Researchers have found that playing sounds associated with unsolved puzzles during REM sleep can help lucid dreamers solve those puzzles more effectively the next day. The study involved 20 participants who signaled awareness in their dreams through eye movements and sniffs. This technique, known as targeted memory reactivation, leverages the brain's memory processes to enhance learning during sleep.
A study conducted by Karen Konkoly at Northwestern University in Illinois demonstrates how sounds can influence dreams to aid problem-solving. The research, published in Neuroscience of Consciousness (DOI: 10.1093/nc/niaf067), involved 20 self-identified lucid dreamers. These participants attempted puzzles while awake in a sleep lab over two sessions, with each puzzle paired to a unique soundtrack, such as birdsong or steel drums.
Researchers monitored brain activity and eye movements to identify the rapid eye movement (REM) stage of sleep, when dreams are typically vivid and narrative-driven. During REM, they played soundtracks for randomly selected unsolved puzzles. Participants indicated lucidity by making at least two rapid left-to-right eye movements and confirmed hearing the sound and engaging with the puzzle through at least two rapid in-out sniffs.
The following morning, participants reported that hearing the soundtracks during sleep made puzzles more likely to appear in their dreams. Among those who dreamed about the puzzles, about 40 percent solved them successfully, compared to 17 percent of those who did not report dreaming about them.
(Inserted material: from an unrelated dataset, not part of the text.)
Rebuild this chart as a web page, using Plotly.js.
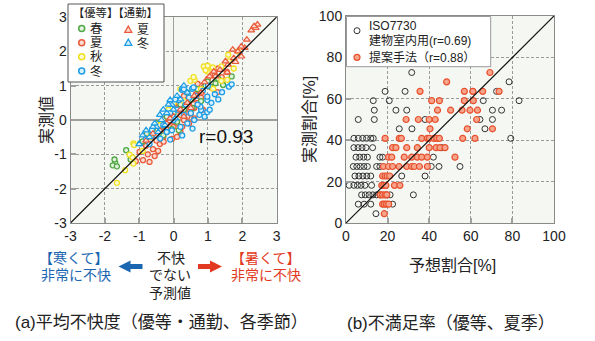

This effect may stem from targeted memory reactivation, where the sound cues activate memories in the hippocampus, a key brain region for memory formation. Konkoly explains that REM dreams are "hyper-associative and bizarre," mixing new and old memories with imagination, potentially allowing access to less inhibited parts of the mind. "You have this brain that’s active [during this stage], but maybe with less inhibition, so you can reach farther into the corners of your mind," she says.
Tony Cunningham at Harvard University notes that the findings suggest "people may be able to deliberately focus on a specific unsolved problem while dreaming." However, he raises concerns about potential disruptions to sleep's restorative functions, such as clearing brain debris, and the risk of commercial exploitation, like advertisements in sleep devices. "Our senses are already assaulted from all directions by ads, emails and work stress during our waking hours, and sleep is currently one of the few breaks we get from that," Cunningham says.
Konkoly plans further research into why the same stimuli can produce varying results in individuals across different nights.